Bisnis.com, JAKARTA – Nilai tukar rupiah telah melemah sepanjang Agustus di hadapan dolar AS. Beberapa emiten disebut mendapatkan keuntungan dari melemahnya mata uang garuda.
Financial Expert Ajaib Sekuritas Ratih Mustikoningsih menyebutkan pelemahan rupiah memberikan dampak positif bagi beberapa emiten meski ada yang terdampak negatif juga. Emiten yang diuntungkan adalah yang berbasis ekspor dan mata uang fungsional dalam penyajian laporan keuangan dalam dolar AS.
“Contohnya emiten di sektor komoditas dengan pangsa ekspor lebih besar, serta emiten di sektor logistik dan shipping. Melemahnya nilai tukar rupiah membuat hasil ekspor Indonesia lebih menarik dalam perdagangan internasional,” katanya dalam riset mingguan, dikutip Minggu (27/8/2023).
Selain emiten yang mendulang keuntungan dari melemahnya nilai tukar rupiah, beberapa emiten justru terdampak negatif. Ratih menjelaskan emiten yang bergantung pada impor, emiten yang memiliki global bond serta emiten dengan tingkat leverage yang tinggi.
Sektor yang masih bergantung pada impor, di antaranya konsumer, farmasi, dan sektor ritel (komponen otomotif dan elektronik). Kenaikan nilai tukar berdampak pada kenaikan beban produksi, sehingga menekan margin.
Emiten yang memiliki global bond juga perlu diperhatikan karena pembayaran kupon/bunga sebagian besar berlandaskan pada dolar AS, di mana selisih kurs tersebut dapat menyusutkan profitabilitas emiten.
Baca Juga
“Adapun emiten dengan leverage yang tinggi dan sensitif terhadap suku bunga, seperti di sektor konstruksi dan properti juga terkena katalis negatif,” jelas Ratih.
Nilai tukar rupiah yang mengacu pada kurs Jisdor Bank Indonesia (BI) per penutupan Jumat (25/8/2023) berada di level Rp15.297 per dolar AS atau terdepresiasi 1,19 persen sejak awal Agustus 2023. Jika dibandingkan dengan penguatan tertinggi pada Mei 2023 sebesar Rp14.632 per dolar AS, maka mata uang rupiah telah terdepresiasi 4,54 persen.
Terdapat beberapa faktor yang menyebabkan mata uang rupiah kembali melemah.
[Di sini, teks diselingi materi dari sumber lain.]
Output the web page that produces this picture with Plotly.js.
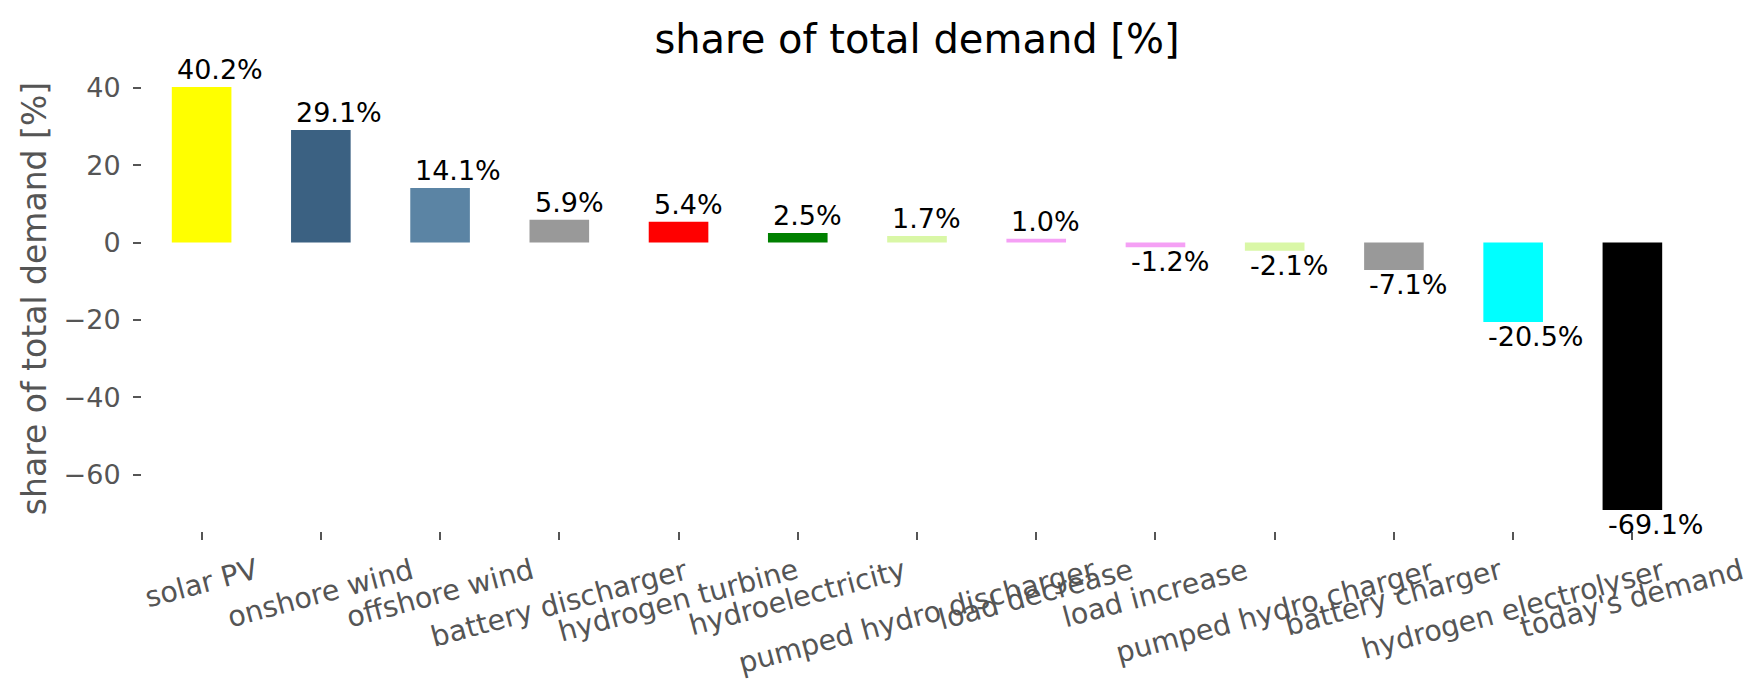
<!DOCTYPE html>
<html>
<head>
<meta charset="utf-8">
<script src="https://cdn.plot.ly/plotly-3.0.1.min.js"></script>
<style>html,body{margin:0;padding:0;background:#fff;}</style>
</head>
<body>
<div id="chart" style="width:1764px;height:689px;"></div>
<script>
const categories = ["solar PV", "onshore wind", "offshore wind", "battery discharger", "hydrogen turbine", "hydroelectricity", "pumped hydro discharger", "load decrease", "load increase", "pumped hydro charger", "battery charger", "hydrogen electrolyser", "today's demand"];
const shareValues = [40.2, 29.1, 14.1, 5.9, 5.4, 2.5, 1.7, 1.0, -1.2, -2.1, -7.1, -20.5, -69.1];
const barColors = ["#ffff00", "#3b6182", "#5b84a4", "#999999", "#ff0000", "#008000", "#d9f7a6", "#f5a0f5", "#f5a0f5", "#d9f7a6", "#999999", "#00ffff", "#000000"];
const yTickValues = [-60, -40, -20, 0, 20, 40];
const chartTitle = "share of total demand [%]";
const yAxisTitle = "share of total demand [%]";

const idx = categories.map((c, i) => i);
const FONT = "DejaVu Sans, Liberation Sans, sans-serif";

const trace = {
  type: "bar",
  x: idx,
  y: shareValues,
  width: 0.5,
  marker: {color: barColors, line: {width: 0}},
  hoverinfo: "skip",
  showlegend: false
};

const annotations = [];
// value labels
shareValues.forEach((v, i) => {
  annotations.push({
    x: i - 0.25, y: v, xref: "x", yref: "y",
    text: v.toFixed(1) + "%",
    showarrow: false,
    xanchor: "left",
    yanchor: v >= 0 ? "bottom" : "top",
    xshift: 3,
    yshift: v >= 0 ? 0 : 3,
    font: {family: FONT, size: 27, color: "#000000"}
  });
});
// rotated category labels
categories.forEach((c, i) => {
  annotations.push({
    x: i, y: -0.042, xref: "x", yref: "paper",
    text: c,
    showarrow: false,
    textangle: -15,
    xanchor: "center",
    yanchor: "top",
    font: {family: FONT, size: 28.5, color: "#555555"}
  });
});

const layout = {
  width: 1764,
  height: 689,
  margin: {l: 142, r: 72, t: 66, b: 158, pad: 0},
  paper_bgcolor: "#ffffff",
  plot_bgcolor: "#ffffff",
  font: {family: FONT, color: "#555555"},
  title: {
    text: chartTitle,
    font: {family: FONT, size: 40, color: "#000000"},
    x: 0.5, xref: "paper", xanchor: "center",
    y: 1 - 39 / 689, yref: "container", yanchor: "middle"
  },
  xaxis: {
    type: "linear",
    range: [-0.5, 12.5],
    tickvals: idx,
    showticklabels: false,
    ticks: "outside",
    ticklen: 8,
    tickwidth: 2,
    tickcolor: "#555555",
    showgrid: false,
    zeroline: false,
    showline: false,
    fixedrange: true
  },
  yaxis: {
    range: [-74.555, 45.655],
    tickvals: yTickValues,
    ticks: "outside",
    ticklen: 8,
    tickwidth: 2,
    tickcolor: "#555555",
    tickfont: {family: FONT, size: 27, color: "#555555"},
    ticklabelstandoff: 7,
    showgrid: false,
    zeroline: false,
    showline: false,
    automargin: false,
    title: {
      text: yAxisTitle,
      font: {family: FONT, size: 33, color: "#555555"},
      standoff: 7
    }
  },
  annotations: annotations,
  bargap: 0.5
};

Plotly.newPlot("chart", [trace], layout, {displayModeBar: false, staticPlot: true});
</script>
</body>
</html>
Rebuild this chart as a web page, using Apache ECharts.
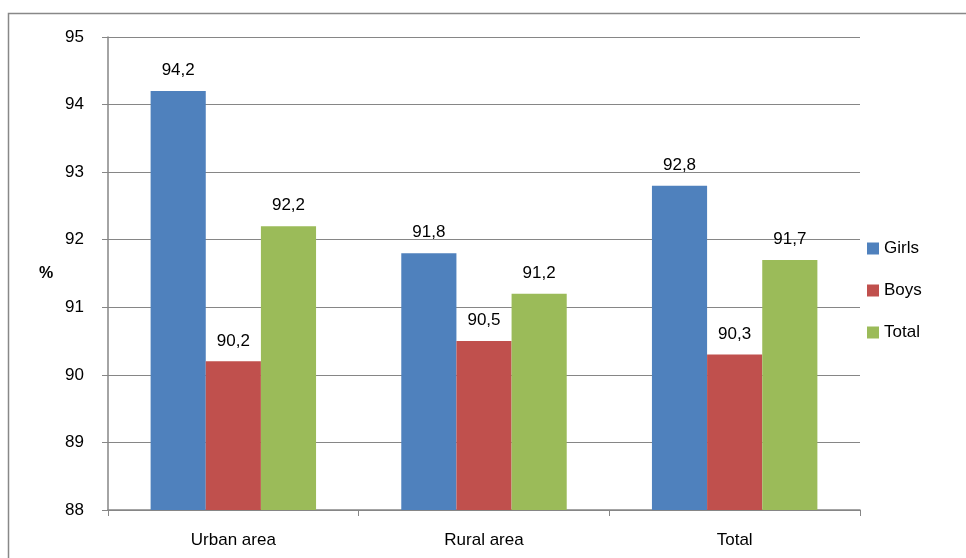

Secara domestik, walaupun neraca dagang Indonesia masih mengalami surplus selama 39 beruntun hingga periode Juli 2023, namun surplus telah menyusut jika dibandingkan dengan tahun 2022.
Turunnya surplus neraca dagang tersebut disebabkan PMI manufaktur negara maju yang masih di level kontraksi, lesunya ekonomi China sebagai mitra dagang terbesar non migas Indonesia dan normalisasi harga jual komoditas non migas, seperti batu bara, nikel, CPO, besi dan baja.
Adapun neraca pembayaran pada kuartal II/2023 mengalami defisit US$7,4 miliar, setelah 2 kuartal sebelumnya masih tercatat surplus. Kondisi ini berpotensi menurunkan cadangan devisa sebagai penopang stabilitas nilai tukar rupiah.
Sementara itu, kondisi eksternal juga memicu melemah nilai tukar rupiah, seperti beberapa Bank Sentral di Kawasan Eropa, Inggris dan Amerika Serikat (AS) diproyeksikan masih menetapkan suku bunga tinggi hingga akhir tahun 2023.
Kondisi terbaru, pelaku pasar mencermati pernyataan ketua The Fed, Jerome Powell dalam forum Jackson Hole Symposium pada 26 Agustus masih berada hawkish dengan sinyal kenaikan suku bunga pada FOMC September mendatang. Nada tersebut jadi sentimen negatif untuk rupiah karena spread suku bunga BI dan The Fed berpotensi 0 persen.